Wir Liberalen, Frau Bundesministerin, sind die letzten, denen man vorwerfen kann, daß wir nicht bereit seien, uns in dieser Diskussion offen, konstruktiv, sogar unter Selbstgefährdung des politischen Ansehens zu exponieren. Aber dazu müßten Vorleistungen und eindeutige Bekenntnisse von der Regierung und auch von den Sozialpartnern kommen.

Ich war jetzt zwei Tage im Ausland und habe dort Sozialpartner eines anderen Problemzuganges kennengelernt: offener, weniger verknöchert, aber an den Problemen nahe dran. Solche Sozialpartner wünsche ich mir, und das werden vielleicht eher solche sein, die sich freiwillig organisieren, als die, die durch Gesetz verordnet sind. Denken Sie einmal darüber nach. Wer freiwillig zu einer Sache steht, ist engagiert, wer aber gesetzlich gezwungen wird, zu einer Sache zu stehen, der macht mit.

Sie müssen mehr Dynamik hineinbringen, dann werden Sie bessere Ergebnisse erzielen und dann werden Sie sich solche Dringlichen Anträge vielleicht ersparen können. Vielleicht. Aber daß jahrelange Versäumnisse und der Brief eines Bundeskanzlers, der sich nur unwesentlich von diesem Dringlichen Antrag unterscheidet, der Boden sind, auf dem die Diskussion nicht gedeihen kann, das ist mein Schlußsatz. – Danke schön. (Beifall beim Liberalen Forum.)

16.14

Präsident Dr. Heinrich Neisser: Nächster Redner ist Herr Abgeordneter Öllinger. – Bitte.

16.14

Abgeordneter Karl Öllinger (Grüne): Herr Präsident! Meine sehr geehrten Damen und Herren! Werte Frau Bundesministerin! Sie haben heute in der Fragestunde gemeint, Sie seien für voreilige Festlegungen nicht zu haben. Das wäre ein Satz, den ich unterschreiben könnte. Das Problem ist nur: Die Bundesregierung hat sich festgelegt. Die Bundesregierung hat sich auf eine Debatte festgelegt, die sie ohne jegliches erkennbare Ziel begonnen hat, und offensichtlich ist sie entschlossen, sie so weiterzuführen, ohne daß dieses Ziel auch nur sichtbar werden würde.

Das ist das Problem, warum wir hier und heute einen Dringlichen Antrag diskutieren müssen, der – da hat Kollege Kier recht – im Prinzip nichts weiter darstellt als die Fortschreibung eines Pensionsversprechens, das Kanzler Vranitzky vor zwei Jahren gegeben hat.

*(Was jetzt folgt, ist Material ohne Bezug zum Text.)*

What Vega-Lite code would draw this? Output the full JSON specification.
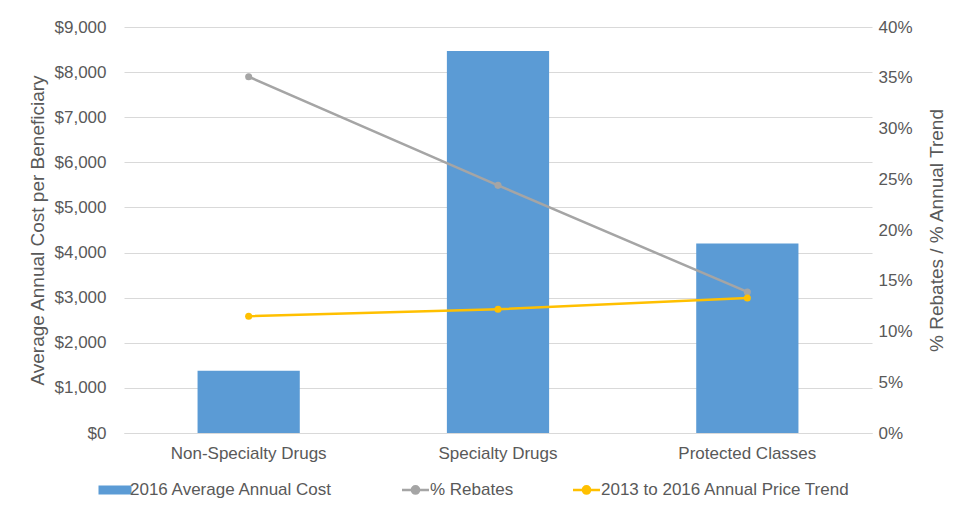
{
  "$schema": "https://vega.github.io/schema/vega-lite/v6.json",
  "width": 961,
  "height": 515,
  "autosize": {"type": "fit", "contains": "padding"},
  "padding": {"left": 28, "right": 14, "top": 18, "bottom": 54},
  "config": {
    "font": "Liberation Sans",
    "view": {"stroke": null},
    "axis": {
      "labelColor": "#595959",
      "titleColor": "#595959",
      "labelFontSize": 17,
      "titleFontSize": 19,
      "titleFontWeight": "normal",
      "ticks": false,
      "domain": false
    },
    "legend": {"labelColor": "#595959", "labelFontSize": 17, "labelLimit": 400}
  },
  "datasets": {
    "bars": [
      {"category": "Non-Specialty Drugs", "cost": 1380},
      {"category": "Specialty Drugs", "cost": 8470},
      {"category": "Protected Classes", "cost": 4200}
    ],
    "lines": [
      {"category": "Non-Specialty Drugs", "series": "% Rebates", "pct": 0.351},
      {"category": "Specialty Drugs", "series": "% Rebates", "pct": 0.244},
      {"category": "Protected Classes", "series": "% Rebates", "pct": 0.139},
      {"category": "Non-Specialty Drugs", "series": "2013 to 2016 Annual Price Trend", "pct": 0.115},
      {"category": "Specialty Drugs", "series": "2013 to 2016 Annual Price Trend", "pct": 0.122},
      {"category": "Protected Classes", "series": "2013 to 2016 Annual Price Trend", "pct": 0.133}
    ]
  },
  "layer": [
    {
      "data": {"name": "bars"},
      "mark": {"type": "bar", "color": "#5b9bd5"},
      "encoding": {
        "x": {
          "field": "category",
          "type": "nominal",
          "sort": null,
          "title": null,
          "scale": {"paddingInner": 0.59, "paddingOuter": 0.295},
          "axis": {"labelAngle": 0, "labelPadding": 12, "domain": true, "domainColor": "#d9d9d9"}
        },
        "y": {
          "field": "cost",
          "type": "quantitative",
          "title": "Average Annual Cost per Beneficiary",
          "scale": {"domain": [0, 9000]},
          "axis": {"format": "$,.0f", "values": [0, 1000, 2000, 3000, 4000, 5000, 6000, 7000, 8000, 9000], "gridColor": "#d9d9d9", "labelPadding": 18, "titlePadding": 7}
        },
        "fill": {
          "datum": "2016 Average Annual Cost",
          "scale": {"range": ["#5b9bd5"]},
          "legend": {"orient": "none", "legendX": -20, "legendY": 452, "title": null, "symbolType": "M-1.5,-0.4H1.5V0.4H-1.5Z", "symbolSize": 484, "symbolStrokeWidth": 0, "labelOffset": 4}
        }
      }
    },
    {
      "data": {"name": "lines"},
      "mark": {"type": "line", "strokeWidth": 2.5, "point": {"size": 50, "filled": true}},
      "encoding": {
        "x": {"field": "category", "type": "nominal", "sort": null},
        "y": {
          "field": "pct",
          "type": "quantitative",
          "title": "% Rebates / % Annual Trend",
          "scale": {"domain": [0, 0.4]},
          "axis": {"orient": "right", "format": ".0%", "values": [0, 0.05, 0.1, 0.15, 0.2, 0.25, 0.3, 0.35, 0.4], "grid": false, "labelPadding": 6, "titlePadding": 34, "titleAngle": 270, "titleFontSize": 19}
        },
        "color": {
          "field": "series",
          "type": "nominal",
          "sort": null,
          "scale": {"domain": ["% Rebates", "2013 to 2016 Annual Price Trend"], "range": ["#a5a5a5", "#ffc000"]},
          "legend": {"orient": "none", "legendX": 281, "legendY": 452, "direction": "horizontal", "title": null, "symbolType": "M-1.5,0H1.5M0.4,0A0.4,0.4 0 1,1 -0.4,0A0.4,0.4 0 1,1 0.4,0", "symbolSize": 324, "symbolStrokeWidth": 2.5, "columnPadding": 54}
        }
      }
    }
  ],
  "resolve": {"scale": {"y": "independent", "color": "independent"}, "legend": {"color": "independent"}}
}
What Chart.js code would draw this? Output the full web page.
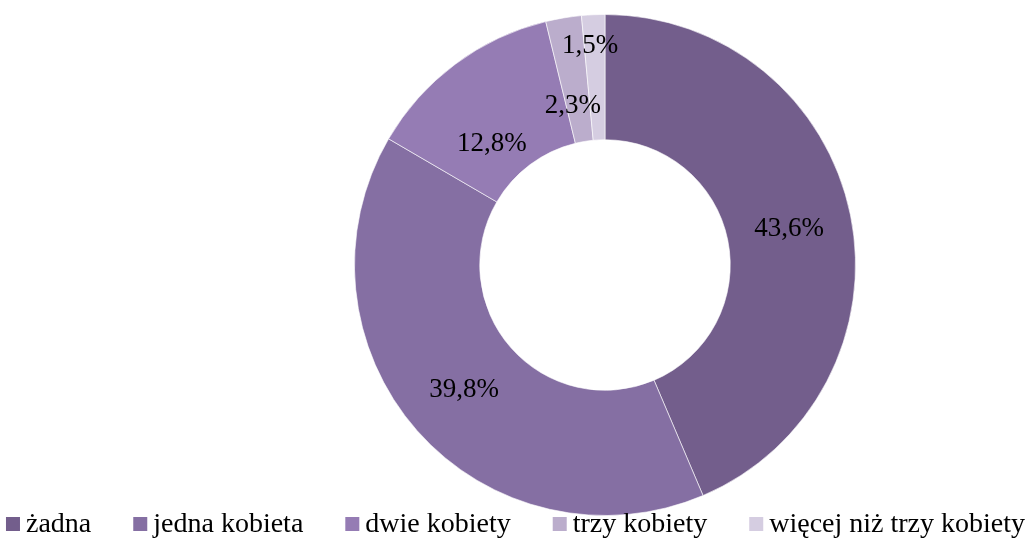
<!DOCTYPE html>
<html>
<head>
<meta charset="utf-8">
<script src="https://cdn.jsdelivr.net/npm/chart.js@4"></script>
<style>
  html, body { margin: 0; padding: 0; background: #fff; }
  .chart-container { position: relative; width: 1031px; height: 539px; }
</style>
</head>
<body>
<div class="chart-container">
  <canvas id="chart"></canvas>
</div>
<script>
// Number of women on the board
const categories = ['żadna', 'jedna kobieta', 'dwie kobiety', 'trzy kobiety', 'więcej niż trzy kobiety'];
const shares = [43.6, 39.8, 12.8, 2.3, 1.5];
const colors = ['#735E8C', '#856FA3', '#957CB4', '#BBADCC', '#D5CDE1'];

const FONT = '"Liberation Serif", "DejaVu Serif", serif';

// small slices get their label nudged (ring fraction, angle shift in degrees)
const labelPlacement = {
  2: { r: 0.33, da: -6 },
  3: { r: 0.30, da: -1.8 },
  4: { r: 0.76, da: -1.2 }
};

const sliceLabels = {
  id: 'sliceLabels',
  afterDatasetsDraw(chart) {
    const ctx = chart.ctx;
    const meta = chart.getDatasetMeta(0);
    ctx.save();
    ctx.font = '27px ' + FONT;
    ctx.fillStyle = '#000';
    ctx.textAlign = 'center';
    ctx.textBaseline = 'middle';
    meta.data.forEach((arc, i) => {
      const p = arc.getProps(['x', 'y', 'startAngle', 'endAngle', 'innerRadius', 'outerRadius']);
      const place = labelPlacement[i] || { r: 0.5, da: 0 };
      const a = (p.startAngle + p.endAngle) / 2 + place.da * Math.PI / 180;
      const r = p.innerRadius + (p.outerRadius - p.innerRadius) * place.r;
      const text = shares[i].toFixed(1).replace('.', ',') + '%';
      ctx.fillText(text, p.x + Math.cos(a) * r, p.y + Math.sin(a) * r + 1);
    });
    ctx.restore();
  }
};

// legend row drawn across the bottom edge
const bottomLegend = {
  id: 'bottomLegend',
  afterDraw(chart) {
    const ctx = chart.ctx;
    const box = 14, textGap = 6, itemGap = 42;
    const y = 524;
    ctx.save();
    ctx.font = '28px ' + FONT;
    const widths = categories.map(c => ctx.measureText(c).width);
    const total = widths.reduce((s, w) => s + box + textGap + w, 0) + itemGap * (categories.length - 1);
    let x = (chart.width - total) / 2;
    ctx.textBaseline = 'middle';
    categories.forEach((c, i) => {
      ctx.fillStyle = colors[i];
      ctx.fillRect(x, y - box / 2, box, box);
      ctx.fillStyle = '#000';
      ctx.fillText(c, x + box + textGap, y + 1);
      x += box + textGap + widths[i] + itemGap;
    });
    ctx.restore();
  }
};

new Chart(document.getElementById('chart').getContext('2d'), {
  type: 'doughnut',
  data: {
    labels: categories,
    datasets: [{
      data: shares,
      backgroundColor: colors,
      borderColor: 'rgba(255,255,255,0.6)',
      borderWidth: 1
    }]
  },
  options: {
    responsive: true,
    maintainAspectRatio: false,
    animation: false,
    cutout: '50%',
    layout: {
      padding: { top: 14, bottom: 23, left: 354, right: 175 }
    },
    plugins: {
      legend: { display: false },
      tooltip: { enabled: false }
    }
  },
  plugins: [sliceLabels, bottomLegend]
});
</script>
</body>
</html>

Sie, meine Damen und Herren von den Regierungsparteien – und ich kann und will Ihnen diesen Vorwurf nicht ersparen –, haben in den letzten Wochen die Verunsicherung der Bevölkerung betrieben. Sie sind aus der Regierungsklausur in Rust mit dem Ziel herausgegangen, die Pensionen dauerhaft sichern zu wollen, und haben dazu eine Reihe von Vorschlägen ins Spiel gebracht, die mit einer dauerhaften Sicherung des Pensionssystems nichts, aber auch gar nichts zu tun haben, sondern bei denen es nur darum geht, kurzfristig für das Budget Mittel freizubekommen. Von einer langfristigen Sicherung des Pensionssystems war bei diesen Vorschlägen kaum eine Rede.

Das ist das Problem, das Sie verursacht haben, das Sie nicht uns hier im Hohen Haus verursacht haben, sondern das Sie den Menschen draußen verursacht haben, die sich natürlich tatsächlich verunsichert fühlen.